• _The request_
Take from the listing each line that has the string "draw".

:: Data section

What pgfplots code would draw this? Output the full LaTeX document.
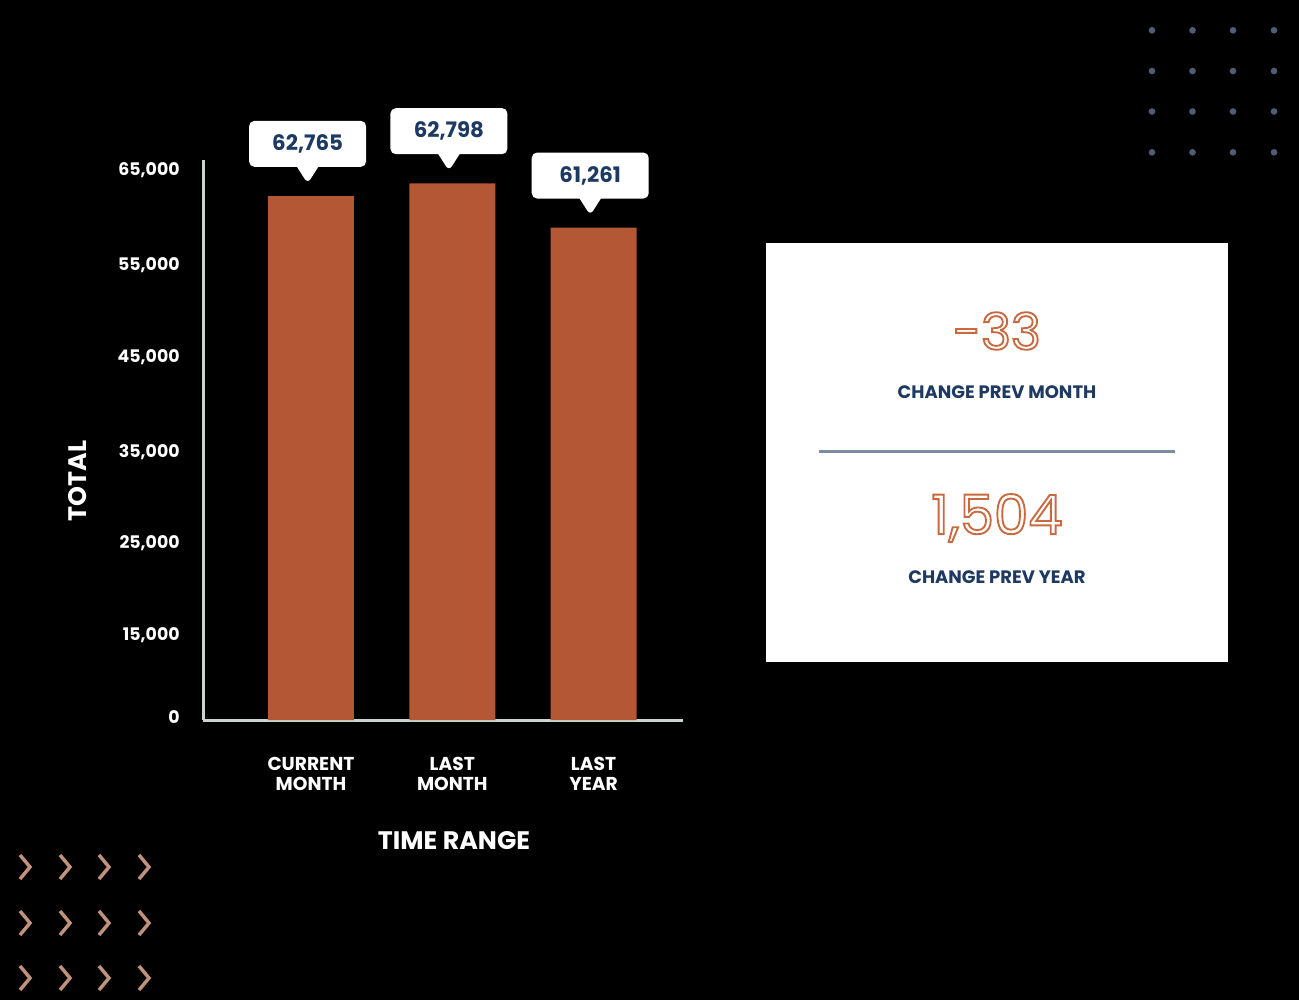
\documentclass[border=0pt]{standalone}
\usepackage{fontspec}
\setmainfont{Poppins}
\usepackage{pgfplots}
\pgfplotsset{compat=1.18}
\usetikzlibrary{shapes.callouts}
\definecolor{barc}{HTML}{B35735}
\definecolor{axc}{HTML}{C8D6CF}
\definecolor{navy}{HTML}{1E3A62}
\definecolor{dotc}{HTML}{505D75}
\definecolor{chev}{HTML}{C0917B}
\definecolor{rulec}{HTML}{7C8BA6}
% stroked (outline) text through the pdf text render mode
\newcommand\outlined[1]{\special{pdf:literal direct 1 Tr 1.4 w 0.79 0.41 0.25 RG}#1\special{pdf:literal direct 0 Tr}}
\tikzset{bubble/.style={rectangle callout, fill=white, rounded corners=4pt,
  minimum width=87.75pt, minimum height=34.5pt, inner sep=0pt,
  callout relative pointer={(0pt,-12.5pt)}, callout pointer width=16pt,
  text=navy, font=\fontsize{16}{18}\selectfont\bfseries}}
\begin{document}
\begin{tikzpicture}
\begin{scope}[x=0.75pt,y=-0.75pt]
\fill[black] (0,0) rectangle (1299,1000);
% dot grid, top right
\foreach \cx in {1152,1192.5,1233,1274}
  \foreach \cy in {30.3,71,111.5,152.3}
    \fill[dotc] (\cx,\cy) circle (2.5pt);
% chevrons, bottom left
\foreach \cx in {25,65,104,144}
  \foreach \cy in {867,923,978}
    \draw[chev, line width=2.6pt, miter limit=10]
      (\cx-5,\cy-12) -- (\cx+5,\cy) -- (\cx-5,\cy+12);
% summary panel
\fill[white] (766,243) rectangle (1228,662);
\node[font=\fontsize{38}{40}\selectfont] at (997,331) {\outlined{-33}};
\node[text=navy, font=\fontsize{13.5}{15}\selectfont\bfseries] at (997,392) {CHANGE PREV MONTH};
\draw[rulec, line width=2.25pt] (819,451) -- (1175,451);
\node[font=\fontsize{41}{43}\selectfont] at (997,518) {\outlined{1,504}};
\node[text=navy, font=\fontsize{13.5}{15}\selectfont\bfseries] at (997,577) {CHANGE PREV YEAR};
\end{scope}

\begin{axis}[
  at={(152.25pt,-540pt)}, anchor=south west,
  width=359.8pt, height=420pt, scale only axis,
  xmin=-0.764, xmax=2.631, ymin=0, ymax=66242,
  axis lines=left,
  axis line style={-, draw=axc, line width=2.25pt},
  major tick length=0pt,
  scaled y ticks=false,
  xtick={0,1,2},
  xticklabels={{CURRENT\\MONTH},{LAST\\MONTH},{LAST\\YEAR}},
  xticklabel style={text=white, align=center, yshift=-24.5pt,
    font=\fontsize{14}{15}\selectfont\bfseries},
  ytick={355,10055,20937,31702,42940,53822,65000},
  yticklabels={0,{15,000},{25,000},{35,000},{45,000},{55,000},{65,000}},
  yticklabel style={text=white, anchor=east, xshift=-14pt,
    font=\fontsize{13}{15}\selectfont\bfseries},
  xlabel={TIME RANGE},
  ylabel={TOTAL},
  every axis x label/.style={at={(rel axis cs:0.5232,-0.216)}, anchor=center,
    text=white, font=\fontsize{19}{21}\selectfont\bfseries},
  every axis y label/.style={at={(rel axis cs:-0.2606,0.4268)}, anchor=center,
    rotate=90, text=white, font=\fontsize{19}{21}\selectfont\bfseries},
]
\addplot[ybar, bar width=64.5pt, fill=barc, draw=none,
  nodes near coords, point meta=explicit symbolic,
  every node near coord/.append style={bubble, anchor=pointer,
    xshift=-2.5pt, yshift=9pt}]
  table[meta=lab] {
x y lab
0 61984 62,765
1 63486 62,798
2 58234 61,261
};
\end{axis}
\end{tikzpicture}
\end{document}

::::

• _Written reply_
What pgfplots code would draw this? Output the full LaTeX document.
    \draw[chev, line width=2.6pt, miter limit=10]
\draw[rulec, line width=2.25pt] (819,451) -- (1175,451);
  axis line style={-, draw=axc, line width=2.25pt},
\addplot[ybar, bar width=64.5pt, fill=barc, draw=none,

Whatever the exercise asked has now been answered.